Finance Bill: Summary of CIOT/ ATT work

01 September 2016

We report on the CIOT, ATT and LITRG’s coverage during the Finance Bill debates, and highlight where we have achieved some successes – and where we have not.

The House of Commons concluded its committee stage debate on Finance Bill 2016 on 7 July after just eight sittings, including two days of consideration in a committee of the whole House – one of the briefer committee stages for a recent Finance Bill outside the pre-election ‘wash-up’ period.

During these sittings the CIOT was cited or otherwise mentioned in 21 discussions, with LITRG quoted in three and the ATT also featuring three times.

This prominence is largely a result of the extensive work our technical and external relations teams put into preparing briefing notes to assist MPs scrutinising the Bill. 

We have three main motives. First, we see it as part of our public benefit objective of ‘being available for consultation by legislators, regulators and administrators of tax law and others and by producing high-quality representations and responses’. Most of the work we do in this area is in response to requests and consultations from HMRC and other branches of government, but we also make ourselves available to politicians outside government, and the Finance Bill is generally the time when this is most valued by them, especially shadow ministers.

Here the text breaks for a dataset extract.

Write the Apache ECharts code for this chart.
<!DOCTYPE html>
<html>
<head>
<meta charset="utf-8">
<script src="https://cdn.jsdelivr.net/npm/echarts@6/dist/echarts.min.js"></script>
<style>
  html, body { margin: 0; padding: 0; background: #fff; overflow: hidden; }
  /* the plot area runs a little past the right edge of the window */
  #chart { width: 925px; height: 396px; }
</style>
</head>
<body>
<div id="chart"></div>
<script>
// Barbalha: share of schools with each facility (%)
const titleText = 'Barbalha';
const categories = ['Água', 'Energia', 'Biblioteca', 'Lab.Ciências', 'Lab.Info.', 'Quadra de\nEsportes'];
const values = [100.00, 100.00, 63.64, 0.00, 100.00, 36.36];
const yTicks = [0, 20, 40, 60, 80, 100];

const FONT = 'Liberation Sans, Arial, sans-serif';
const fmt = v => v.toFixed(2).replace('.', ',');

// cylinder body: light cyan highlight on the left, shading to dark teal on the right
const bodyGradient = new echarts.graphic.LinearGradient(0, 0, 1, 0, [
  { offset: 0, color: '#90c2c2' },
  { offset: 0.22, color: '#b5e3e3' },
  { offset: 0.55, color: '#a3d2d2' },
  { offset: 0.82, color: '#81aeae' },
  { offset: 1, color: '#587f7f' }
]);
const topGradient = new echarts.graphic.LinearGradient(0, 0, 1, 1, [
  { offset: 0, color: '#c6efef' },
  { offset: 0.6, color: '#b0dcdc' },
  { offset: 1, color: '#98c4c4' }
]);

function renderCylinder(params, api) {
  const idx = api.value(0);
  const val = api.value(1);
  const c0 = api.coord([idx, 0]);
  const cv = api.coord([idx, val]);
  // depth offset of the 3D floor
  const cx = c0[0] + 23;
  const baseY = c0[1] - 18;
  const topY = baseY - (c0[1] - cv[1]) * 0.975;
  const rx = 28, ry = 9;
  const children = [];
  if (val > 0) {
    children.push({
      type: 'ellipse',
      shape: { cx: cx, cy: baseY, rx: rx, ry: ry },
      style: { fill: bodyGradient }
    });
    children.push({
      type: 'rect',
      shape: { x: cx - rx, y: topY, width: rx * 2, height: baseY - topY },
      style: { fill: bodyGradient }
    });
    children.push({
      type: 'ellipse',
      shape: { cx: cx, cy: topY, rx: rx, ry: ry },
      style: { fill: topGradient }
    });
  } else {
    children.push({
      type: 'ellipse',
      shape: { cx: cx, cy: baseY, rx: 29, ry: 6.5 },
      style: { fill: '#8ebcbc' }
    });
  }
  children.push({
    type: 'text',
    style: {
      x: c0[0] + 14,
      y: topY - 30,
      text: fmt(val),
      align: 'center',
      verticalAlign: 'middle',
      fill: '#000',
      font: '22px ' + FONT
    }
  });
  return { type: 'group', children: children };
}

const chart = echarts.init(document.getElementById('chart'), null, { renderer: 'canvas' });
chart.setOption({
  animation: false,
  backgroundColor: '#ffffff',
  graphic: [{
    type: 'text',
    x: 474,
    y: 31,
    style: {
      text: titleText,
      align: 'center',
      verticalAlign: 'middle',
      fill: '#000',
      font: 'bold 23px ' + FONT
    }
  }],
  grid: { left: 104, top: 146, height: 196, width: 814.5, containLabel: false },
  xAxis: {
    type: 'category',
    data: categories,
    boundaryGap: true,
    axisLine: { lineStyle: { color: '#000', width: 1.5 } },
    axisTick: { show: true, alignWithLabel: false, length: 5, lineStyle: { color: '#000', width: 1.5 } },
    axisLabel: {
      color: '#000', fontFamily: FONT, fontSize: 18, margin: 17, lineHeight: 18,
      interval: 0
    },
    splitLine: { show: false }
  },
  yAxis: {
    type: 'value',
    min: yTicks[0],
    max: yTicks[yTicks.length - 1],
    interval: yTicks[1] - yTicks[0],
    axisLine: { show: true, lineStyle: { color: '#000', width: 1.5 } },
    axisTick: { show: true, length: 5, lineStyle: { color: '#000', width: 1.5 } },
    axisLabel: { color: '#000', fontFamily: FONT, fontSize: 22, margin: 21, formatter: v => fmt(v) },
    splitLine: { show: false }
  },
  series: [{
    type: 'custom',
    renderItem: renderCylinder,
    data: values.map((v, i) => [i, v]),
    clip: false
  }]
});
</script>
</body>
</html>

Second, there are often parts of the Bill where the government’s intention is unclear – whether due to unintentional ambiguity, poor drafting or deliberate obfuscation. Encouraging MPs to challenge ministers with probing questions can be a useful tool when seeking clarification and obtaining commitments to explain matters in guidance.

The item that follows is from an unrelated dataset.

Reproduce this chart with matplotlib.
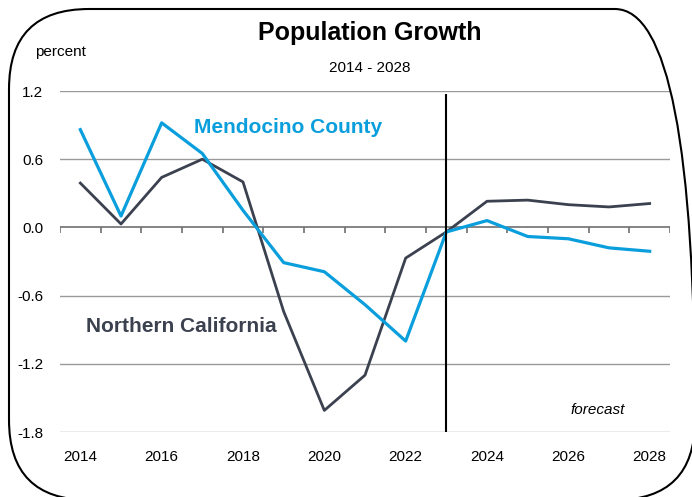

Third, and perhaps more optimistically, we are always hoping that, where we have concerns, ministers may listen to our carefully reasoned arguments and be willing to make late changes to the Bill, or (less ideally but better than nothing) at least keep the legislation under review in order to bring forward changes in a future Finance Bill if the evidence of implementation bears out our fears. 

All of this is done for the same reasons as the rest of our technical activity – in pursuit of a simpler, more workable system for taxpayers, with greater certainty and minimal administrative burdens, the interests of both represented and unrepresented taxpayers considered, and a fair balance between the powers of tax collectors and the rights of taxpayers. We always aim to ensure that nothing ministers hear when we are cited should surprise them, as long as their officials keep them briefed. 

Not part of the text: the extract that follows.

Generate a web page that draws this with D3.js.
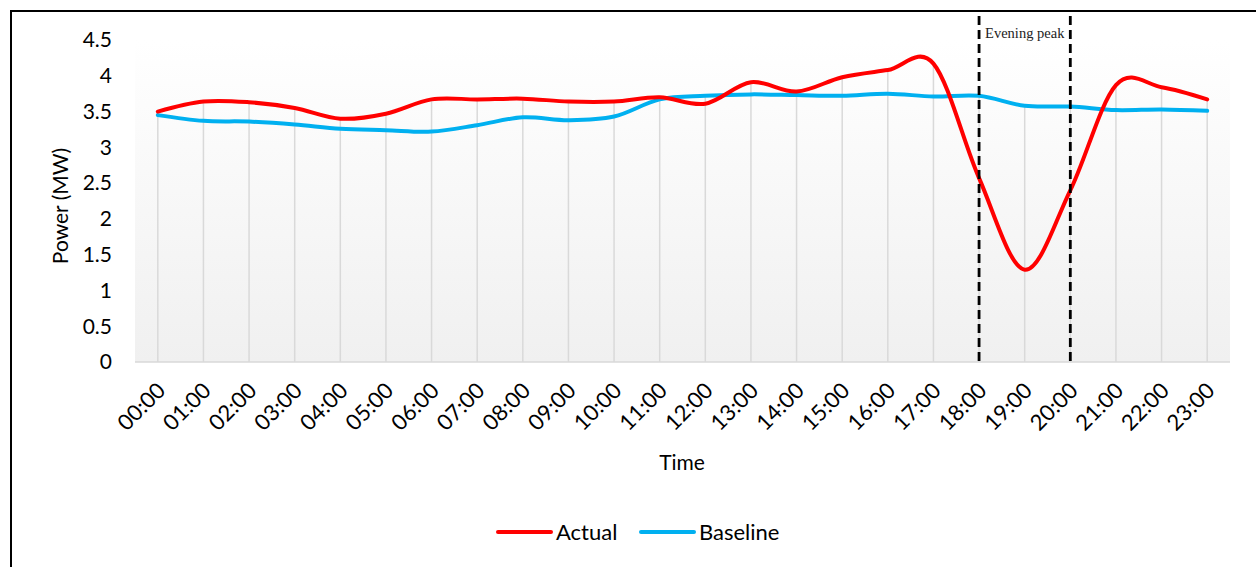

There is one area where the government did bring forward changes in this year’s Bill as a result of representations from ourselves and others. This was on entrepreneurs’ relief (ER) where cll 73-75 dealt with unintended consequences of Finance Act 2015 anti-abuse changes to ER, which were featured in August 2016’s Technical Newsdesk. The CIOT had been at the forefront of pressing for changes to the 2015 legislation, and – alongside others on the ER stakeholders’ group – for further amendments to the clauses as originally drafted, fearing they could have an adverse retroactive effect. 

We were pleased that such amendments were tabled and that the role of the institute in raising concerns about the wording of the legislation was recognised by the shadow minister in the House of Commons debate.

We obtained helpful commitments and reassurances in several areas, thanks to shadow ministers raising our points in debate. These included:

  • The tax treatment of payments from sporting testimonials (cl 12 and Sch 2).
  • The structure of income tax rates post-devolution (cl 6). 
  • Pension flexibility provisions (cl 22 and Sch 5).
  • Farmers’ averaging (cl 25).
  • Corporate debt (loan relationships) and derivative contracts (Sch 7).
  • The new serial avoidance regime (Sch 18).
  • Simple assessments (cl 155 and Sch 23).

Further information can be found in the detailed note of committee stage debates – see below.

Of course, not every briefing note we provide is cited, and not every point raised in discussions on the Bill receives the response we had hoped for. Proposals from the ATT for changes to the renewals allowance legislation (cl 68), concern from LITRG about a cliff edge applying to the personal savings allowance (cl 4) for some taxpayers, and a request from the CIOT for clarification on the definition of ‘business intermediaries’ in the context of HMRC’s data-gathering powers (cll 164-165) were among the issues raised in debate but failed to gain traction. Overall, however, the work put into supporting Finance Bill scrutiny by our technical officers, sub-committee chairs and external relations team was again worthwhile, not only in raising the profile of the CIOT, ATT and LITRG but in helping to improve the quality of parliamentary debate and ultimately, alongside our other technical work, helping to make tax legislation more workable and the information available to taxpayers and their advisers clearer.

NB1 – Clause numbers refer to the version of the Bill debated at committee stage. Most clauses have since been renumbered to accommodate new clauses.